Те, с кем я спорил сегодня, это не люди будущего, как они хотят себя представить, а люди, отставшие минимум лет на двести. Еще раз повторю, что они слово в слово повторяют то, что говорилось тогда.

Я же на стороне тех авторов, которые, с одной стороны, продолжают традиции либерализма и просвещения, с другой стороны, критикуют непродуманное в них. Эти мыслители ищут новых понятий для новой реальности. Технической и гуманитарной. Это Ж. Бодрийар, это Ж. Деррида, это Ф. Лаку-Лабар, это, кстати говоря, М. Хайдеггер.

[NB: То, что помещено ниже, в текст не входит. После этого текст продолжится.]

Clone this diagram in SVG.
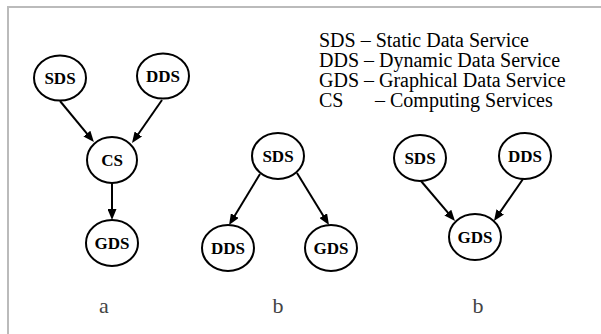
<svg xmlns="http://www.w3.org/2000/svg" width="601" height="334" viewBox="0 0 601 334">
  <style>
    .node ellipse { fill: #ffffff; stroke: #000000; stroke-width: 2; }
    .node text { font-family: "Liberation Serif", "Times New Roman", serif; font-weight: bold; font-size: 17px; text-anchor: middle; fill: #000000; }
    .edge { stroke: #000000; stroke-width: 2; fill: none; marker-end: url(#arrow); }
    .legend { font-family: "Liberation Serif", "Times New Roman", serif; font-size: 20px; fill: #000000; }
    .caption { font-family: "Liberation Serif", "Times New Roman", serif; font-size: 22px; fill: #444444; text-anchor: middle; }
  </style>
  <defs>
    <marker id="arrow" markerUnits="userSpaceOnUse" markerWidth="11" markerHeight="9" refX="3" refY="4.5" orient="auto">
      <path d="M0,0 L11,4.5 L0,9 z" fill="#000000"/>
    </marker>
  </defs>

  <rect width="601" height="334" fill="#ffffff"/>
  <!-- frame: top and left edges only -->
  <path d="M8,334 V7 H601" fill="none" stroke="#bbbbbb" stroke-width="2"/>

  <!-- legend -->
  <g id="legend" class="legend">
    <text x="319" y="47">SDS – Static Data Service</text>
    <text x="319" y="67">DDS – Dynamic Data Service</text>
    <text x="319" y="87">GDS – Graphical Data Service</text>
    <text x="319" y="107">CS</text>
    <text x="375" y="107">– Computing Services</text>
  </g>

  <g id="connectors">
    <!-- a -->
    <line class="edge" x1="60" y1="101" x2="88.8" y2="135.9"/>
    <line class="edge" x1="162" y1="100" x2="136.6" y2="136.5"/>
    <line class="edge" x1="112" y1="183" x2="112" y2="212"/>
    <!-- b -->
    <line class="edge" x1="260" y1="174" x2="233.2" y2="218.2"/>
    <line class="edge" x1="297" y1="173" x2="324.8" y2="218.2"/>
    <!-- c -->
    <line class="edge" x1="421" y1="181" x2="449.8" y2="214.9"/>
    <line class="edge" x1="523" y1="179" x2="498.5" y2="214.4"/>
  </g>

  <!-- diagram a -->
  <g id="a-sds" class="node"><ellipse cx="60" cy="78" rx="26" ry="22.5"/><text x="60" y="84">SDS</text></g>
  <g id="a-dds" class="node"><ellipse cx="163" cy="76" rx="26" ry="22.5"/><text x="163" y="82">DDS</text></g>
  <g id="a-cs" class="node"><ellipse cx="112" cy="160" rx="25" ry="23"/><text x="112" y="166">CS</text></g>
  <g id="a-gds" class="node"><ellipse cx="112" cy="243" rx="26" ry="23"/><text x="112" y="249">GDS</text></g>

  <!-- diagram b -->
  <g id="b-sds" class="node"><ellipse cx="278" cy="156" rx="26" ry="23"/><text x="278" y="162">SDS</text></g>
  <g id="b-dds" class="node"><ellipse cx="228" cy="248" rx="26" ry="23"/><text x="228" y="254">DDS</text></g>
  <g id="b-gds" class="node"><ellipse cx="331" cy="248" rx="26" ry="23"/><text x="331" y="254">GDS</text></g>

  <!-- diagram c -->
  <g id="c-sds" class="node"><ellipse cx="420" cy="158" rx="26" ry="23"/><text x="420" y="164">SDS</text></g>
  <g id="c-dds" class="node"><ellipse cx="525" cy="156" rx="26" ry="23"/><text x="525" y="162">DDS</text></g>
  <g id="c-gds" class="node"><ellipse cx="475" cy="237" rx="26" ry="23"/><text x="475" y="243">GDS</text></g>

  <!-- captions -->
  <text class="caption" x="104" y="313">a</text>
  <text class="caption" x="278" y="313">b</text>
  <text class="caption" x="478" y="313">b</text>
</svg>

Вот люди XXI века, более того, даже XXIII. И если бы мои оппоненты ознакомились с их трудами, мы бы могли говорить по существу. Мы могли бы обсудить, во что в современном мире превращаются такие понятия как «ответственность», «совесть», «этика» – вообще. Я ведь ни сколько не против этих понятий. Я только считаю, что, по сравнению с XVIII веком, они нуждаются в уточнении, и, прежде всего, для того, чтобы лучше работать.

Я бы с удовольствием, без всяких обзывательств с их стороны, послушал бы аргументы против того, что я говорил. Я бы хотел, чтобы мне доказали, что «запреты эффективны», что можно остановить «грязную рекламу», что дело в «несовершенствах законодательства».

Именно потому, что у людей нет аргументов и нет видения реальности, они, для защиты своих догматических схем (а догмы бывают не только коммунистические, но и либеральные), готовы пойти на все. Сегодня отключается микрофон у оппонента. Завтра (а это главная тема разговоров) – «запретить», «подвергнуть моральному осуждению», «внести поправки в законы», «ввести лицензирование и наблюдателей». А потом, глядь, дойдет и до убийств. Но, принимая во внимание нелюбовь наших псевдо-либералов ко всему виртуальному, надо полагать, что убийства будут реальными. Моралистика всегда была основой для самых жестоких режимов. Самым первым кровавым человеком в новой европейской истории был самый моральный – «неподкупный» Робеспьер.